Thursday, October 20, 2022

Infinity in the Palm of Her Hand by Gioconda Belli

"If we hadn't eaten the fruit," she said, looking Adam in the eye, "I would never have tasted a fig, or an oyster. I wouldn't have seen the Phoenix rise form its ashes. I wouldn't have known night. I wouldn't have learned that I feel alone when you leave me, and I wouldn't have felt how my body--so cold, even in the heart of the fire--filled with warmth when I heard you calling me. I would have gone on seeing you naked without being disturbed. I would never have known how much I like it when like a fish you slip inside me to invent the ocean."

In the beginning, God created the heavens and the earth. Well, maybe you've heard that part of the story. On the sixth day he made man, and then he made woman--although maybe that's pretty well-worn territory, too. But what that story doesn't tell you is that Adam and Eve had not only sons, but daughters, written out of the Creation story in favor of their twin brothers Cain and Abel. Gioconda Belli's Infinity in the Palm of Her Hand is a retelling of the Adam and Eve story with a feminist slant, a version of Genesis in which the woman is responsible for the Fall, but for the regeneration, too, of mankind.

Belli's God, called Elokim, is distant and mercurial, rarely speaking to his creations directly. Instead, he leaves it up to the Serpent to interpret his will for him. The Serpent, who describes herself as a kind of Eve to Elokim's Adam--his long-suffering companion--describes a God that barely understands his own motivations in making humankind, a God who suffers from a great loneliness but also piques of stubborn jealousy. From speaking to the Serpent, and through her own visions, Eve comes to understand that it is Elokim's will that, after the fall, humankind makes its way back to the state of grace from which it was expelled. In her role as mother, Eve shares with Elokim a capacity for creation, a capacity which evokes awe and jealousy from Adam, and which brings forth the lineage of humankind Belli calls history. What Eve comes to understand through her difficult post-Eden life is that the very gifts for which she forsook Eden by eating the apple will be the gifts that lead her, and by extension us, back to grace: knowledge and freedom. For Milton, the Fall was the origin of all the bad things in the world, but for Belli, the Fall ushers it its own resolution and points toward a possible world in which human beings have knowledge and freedom as well as peace and prosperity.
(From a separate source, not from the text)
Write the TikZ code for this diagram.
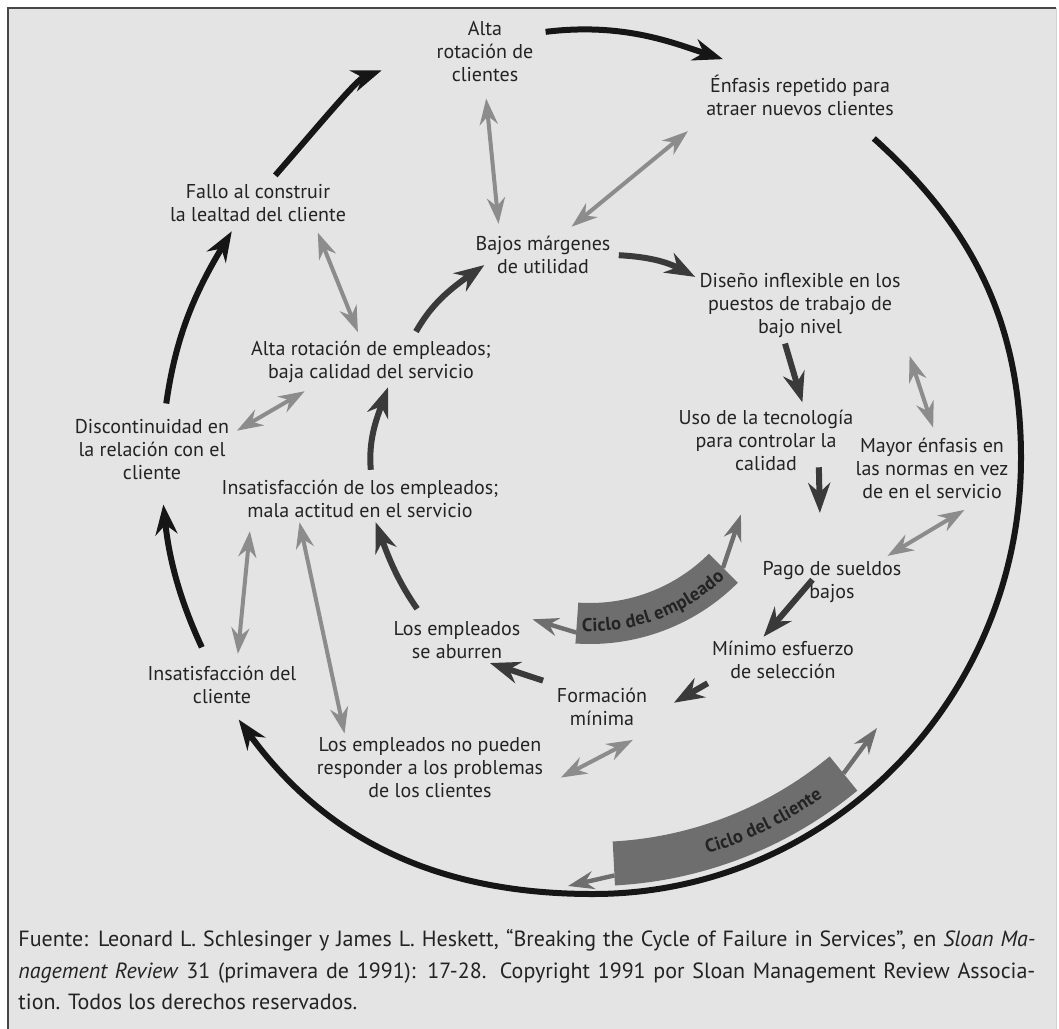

In the meantime, Belli's Adam and Eve must make their way together in a world for which neither has any guidance. Adam, used to animals eating from the palm of his hand, is nearly mauled to death by a bear. Pregnant Eve, having no idea what awaits her, imagines monsters bursting from her exploded body. When night falls for the first time, neither knows whether the sun will return. When winter comes, there is no guarantee that spring arrive again. Together they face the world's first ethical quandaries--Adam is driven to kill and cook meat to ensure his partner's survival; Eve finds it wrong.

The greatest change Belli makes to the story of Genesis is probably the introduction of the two daughters. Cain and Abel are both twins: Cain to the beautiful Luluwa, Abel to the homely Aklia. Elokim commands Adam and Eve to mate Cain with Aklia and Abel to Luluwa, which evokes Cain's anger. The first murder, then, is not about a sacrifice--or not only--but about Cain's jealousy and possessiveness toward a woman he considers his property. Toxic masculinity is baked into the very beginning of the human world. (There is an essentialism to Belli's ideas about gender that seems a little outre today.) Luluwa follows Cain to Nod and is written out of history, but Aklia's fate is stranger: she is drawn to the apes of the forest and follows them, becoming the first ancestor in human evolution. It's a clever way of uniting myth and modern knowledge, but it's also a representation of Belli's circular model of creation: Eve turns out to be the last human, not the first, the end stage toward which all of Aklia's descendants move.

With the addition of Nicaragua, my "countries read" list is now up to 72!